I guess as law students, these young folk should understand better than anyone the university's desire to avoid all the pain and suffering—and litigation—that comes from falling hats.
That being said, The Chronicle of Higher Education found only one case in roughly a millennium of higher education wherein a student sued a university for cap-inflicted injuries:
Yale University appears to be the only American institution of higher education ever sued for a mortarboard injury. A motion filed in 1984 in Connecticut Superior Court describes how a commencement guest, one Mollie Levenstein, was struck in the eye by the sharp corner of a cap. The court held that "a mortarboard was neither inherently dangerous nor more likely to cause injury if improperly used than was any other angular object, thus it was not a dangerous instrumentality."

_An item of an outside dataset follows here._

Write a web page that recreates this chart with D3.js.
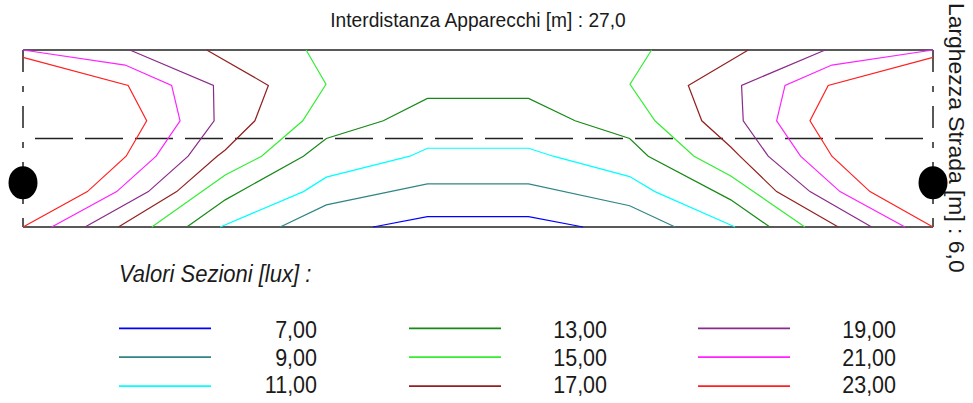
<!DOCTYPE html>
<html lang="it">
  <head>
    <script src="https://d3js.org/d3.v7.min.js"></script>
    <style>
      body {
        margin: 0;
        background: #fff;
      }
      text {
        font-family: "Liberation Sans", Arial, sans-serif;
        fill: #1a1a1a;
      }
    </style>
  </head>

  <body>
    <svg width="973" height="403"></svg>
    <script>
      // valori delle curve isolux [lux]
      var livelli = [7, 9, 11, 13, 15, 17, 19, 21, 23];
      var colori = [
        "#0000ff",
        "#2f8585",
        "#00ffff",
        "#168a16",
        "#33ee33",
        "#922020",
        "#8a2a8a",
        "#ff22ff",
        "#ff2020",
      ];

      // punti delle curve in metri: [distanza lungo la strada, distanza dal bordo inferiore]
      var iso7 = [[[10.39, 0], [12.0, 0.35], [15.0, 0.35], [16.62, 0]]];
      var iso9 = [[[7.63, 0], [9.0, 0.75], [12.0, 1.46], [15.0, 1.46], [18.0, 0.72], [19.35, 0]]];
      var iso11 = [
        [[5.85, 0], [8.32, 1.2], [9.0, 1.69], [11.48, 2.4], [12.0, 2.67], [15.0, 2.67],
         [15.73, 2.4], [18.0, 1.71], [18.75, 1.2], [21.13, 0]],
      ];
      var iso13 = [
        [[4.86, 0], [6.0, 0.92], [8.32, 2.4], [9.0, 3.0], [10.69, 3.6], [12.0, 4.36], [15.0, 4.36],
         [16.38, 3.6], [18.0, 3.0], [18.55, 2.4], [21.0, 0.92], [22.16, 0]],
      ];
      var iso15 = [
        [[8.4, 6], [8.99, 4.84], [8.3, 3.6], [7.08, 2.4], [6.0, 1.76], [3.82, 0]],
        [[18.65, 6], [18.01, 4.84], [18.75, 3.6], [19.91, 2.4], [21.0, 1.73], [23.2, 0]],
      ];
      var iso17 = [
        [[5.45, 6], [7.28, 4.8], [6.88, 3.6], [6.0, 2.61], [5.76, 2.4], [4.56, 1.2], [2.83, 0]],
        [[21.52, 6], [19.74, 4.8], [20.14, 3.6], [21.0, 2.71], [21.27, 2.4], [22.36, 1.2], [24.19, 0]],
      ];
      var iso19 = [
        [[3.17, 6], [5.65, 4.8], [5.67, 3.6], [4.9, 2.4], [3.72, 1.2], [1.84, 0]],
        [[23.8, 6], [21.32, 4.8], [21.37, 3.6], [22.11, 2.4], [23.35, 1.2], [25.18, 0]],
      ];
      var iso21 = [
        [[0, 6], [3.03, 5.49], [4.41, 4.8], [4.66, 3.6], [3.95, 2.4], [2.78, 1.2], [0.85, 0]],
        [[27, 6], [24.0, 5.49], [22.61, 4.8], [22.36, 3.6], [23.07, 2.4], [24.24, 1.2], [26.17, 0]],
      ];
      var iso23 = [
        [[0, 5.75], [3.12, 4.8], [3.67, 3.6], [3.06, 2.4], [1.91, 1.2], [0, 0]],
        [[27, 5.75], [23.89, 4.8], [23.35, 3.6], [24.0, 2.4], [25.13, 1.2], [27, 0]],
      ];
      var curve = [iso7, iso9, iso11, iso13, iso15, iso17, iso19, iso21, iso23];

      var interdistanza = 27.0;
      var larghezza = 6.0;
      var mezzeria = 3.0;
      var lampade = [[0, 1.5], [27, 1.5]];

      var virgola = d3.formatLocale({
        decimal: ",",
        thousands: ".",
        grouping: [3],
        currency: ["", " €"],
      });
      var fmt1 = virgola.format(".1f");
      var fmt2 = virgola.format(".2f");

      var svg = d3.select("svg");

      //scale in metri
      var x = d3.scaleLinear().domain([0, interdistanza]).range([23, 933]);
      var y = d3.scaleLinear().domain([0, larghezza]).range([227, 50]);

      //titolo sopra
      svg
        .append("text")
        .attr("transform", "translate(478,27) scale(1,1.1)")
        .attr("text-anchor", "middle")
        .attr("font-size", "19.2px")
        .text("Interdistanza Apparecchi [m] : " + fmt1(interdistanza));

      //titolo verticale a destra
      svg
        .append("text")
        .attr("transform", "translate(949,3) rotate(90) scale(1.05,1)")
        .attr("font-size", "21.8px")
        .text("Larghezza Strada [m] : " + fmt1(larghezza));

      var g = svg.append("g");

      //bordi laterali tratteggiati
      g.selectAll(".lato")
        .data([0, interdistanza])
        .enter()
        .append("line")
        .attr("x1", (d) => x(d))
        .attr("x2", (d) => x(d))
        .attr("y1", y(larghezza))
        .attr("y2", y(0))
        .attr("stroke", "#222")
        .attr("stroke-width", 1.5)
        .attr("stroke-dasharray", "22,14,6,14");

      //mezzeria
      g.append("line")
        .attr("x1", x(0))
        .attr("x2", x(interdistanza))
        .attr("y1", y(mezzeria))
        .attr("y2", y(mezzeria))
        .attr("stroke", "#222")
        .attr("stroke-width", 1.5)
        .attr("stroke-dasharray", "38,12")
        .attr("stroke-dashoffset", 38);

      //bordi sopra e sotto
      g.selectAll(".bordo")
        .data([0, larghezza])
        .enter()
        .append("line")
        .attr("x1", x(0))
        .attr("x2", x(interdistanza))
        .attr("y1", (d) => y(d))
        .attr("y2", (d) => y(d))
        .attr("stroke", "#222")
        .attr("stroke-width", 1.6);

      //curve isolux
      var line = d3
        .line()
        .x((d) => x(d[0]))
        .y((d) => y(d[1]));

      curve.forEach(function (tratti, i) {
        g.selectAll(".iso" + livelli[i])
          .data(tratti)
          .enter()
          .append("path")
          .attr("d", line)
          .attr("fill", "none")
          .attr("stroke", colori[i])
          .attr("stroke-width", 1.2);
      });

      //apparecchi
      g.selectAll(".lampada")
        .data(lampade)
        .enter()
        .append("ellipse")
        .attr("cx", (d) => x(d[0]))
        .attr("cy", (d) => y(d[1]))
        .attr("rx", 14.5)
        .attr("ry", 16.5)
        .attr("fill", "#000");

      //legenda
      svg
        .append("text")
        .attr("transform", "translate(119,282) scale(1,1.05)")
        .attr("font-size", "22px")
        .attr("font-style", "italic")
        .text("Valori Sezioni [lux] :");

      var colX = [119, 409, 698];
      var leg = svg
        .selectAll(".voce")
        .data(livelli)
        .enter()
        .append("g")
        .attr("class", "voce");

      leg
        .append("line")
        .attr("x1", (d, i) => colX[Math.floor(i / 3)])
        .attr("x2", (d, i) => colX[Math.floor(i / 3)] + 92)
        .attr("y1", (d, i) => 328.3 + (i % 3) * 28.9)
        .attr("y2", (d, i) => 328.3 + (i % 3) * 28.9)
        .attr("stroke", (d, i) => colori[i])
        .attr("stroke-width", 1.8);

      leg
        .append("text")
        .attr("transform", function (d, i) {
          var tx = colX[Math.floor(i / 3)] + 198;
          var ty = 338 + (i % 3) * 27.7;
          return "translate(" + tx + "," + ty + ") scale(1,1.08)";
        })
        .attr("text-anchor", "end")
        .attr("font-size", "21.5px")
        .text((d) => fmt2(d));
    </script>
  </body>
</html>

And yet, the East Anglia cap-cap—that is, the cap on the throwing of caps—is not even the first in Britain. The local Norwich newspaper The Tab got hold of the university's letter to its students, which noted that another school had paved the wary way:
So hats off—er, on—to Britain, for coming up with a brand new way to transform a time-honored young people's tradition into a minefield of worry, regulation, and expense by kowtowing to inflated fears of nearly non-existent danger.